Recent political and technological developments have allowed space planners to dream big for the first time in some years. One such big idea consists of a fusion powered and propelled probe to Pluto that would consist of a lander and an orbiter According to the Next Big Future, the concept is based on the Princeton Field-Reversed Configuration (PFRC) fusion reactor under development at the Princeton Plasma Physics Laboratory. It is an integrated power and propulsion system that could change the way long distance space exploration is conducted.

The Direct Fusion Drive (DFD) concept would deliver 1000 kilograms of payload into Pluto orbit after a four or so years.

The concept allows for high bandwidth communications back to Earth and the powering of the lander from orbit in the range of one to two megawatts. The abundance of energy would enable a number of options for a suite of instruments for both the orbiter and the lander. The probe could be launched on a broad range of available launch vehicles.

The New Horizons mission to Pluto revealed that former (and perhaps future) ninth planet of the solar system to be a strange, new world, with glaciers made of nitrogen ice and mountains of compacted water ice. Pluto showed a wide variety of geophysical processes, including “glaciological and surface–atmosphere interactions as well as impact, tectonic, possible cryovolcanic, and mass-wasting processes,” according to the initial findings of the New Horizons team.

If any world in the solar system cries out for a follow-on mission, it is Pluto.

With new interest being directed toward Outer Planets exploration, the DFD concept could prove to be invaluable if brought to fruition. NASA recently announced new discoveries that indicate that life may exist in the subsurface oceans of Saturn’s moon Enceladus and Jupiter’s moon Europa.

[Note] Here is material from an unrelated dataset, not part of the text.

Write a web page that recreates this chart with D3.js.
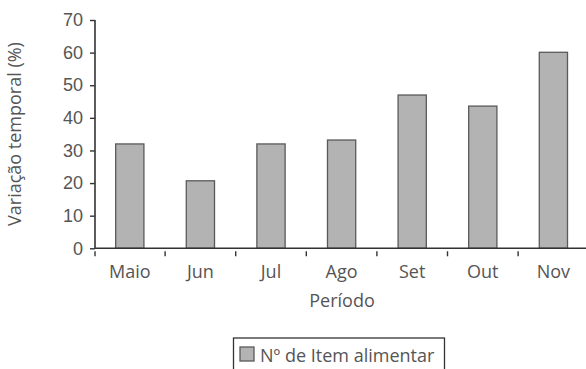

The Europa Clipper, a more conventional probe than one using the DFD concept, is already manifested along with a possible Europa Lander pending funding discussions. With the Cassini expedition to Saturn reaching its final phase, discussions are already under way about what comes next. An Enceladus probe would be a logical next step, though another moon of Saturn, Titan, with its liquid methane seas is also a choice target.

Uranus and Neptune have been barely visited, thanks to the Voyager 2 mission in the late 1980s. Follow on orbiters in the same vein as Galileo and Cassini would be the next logical steps.

The key to turning these dream expeditions into reality is funding, which will take a commitment by lawmakers and the president to make happen.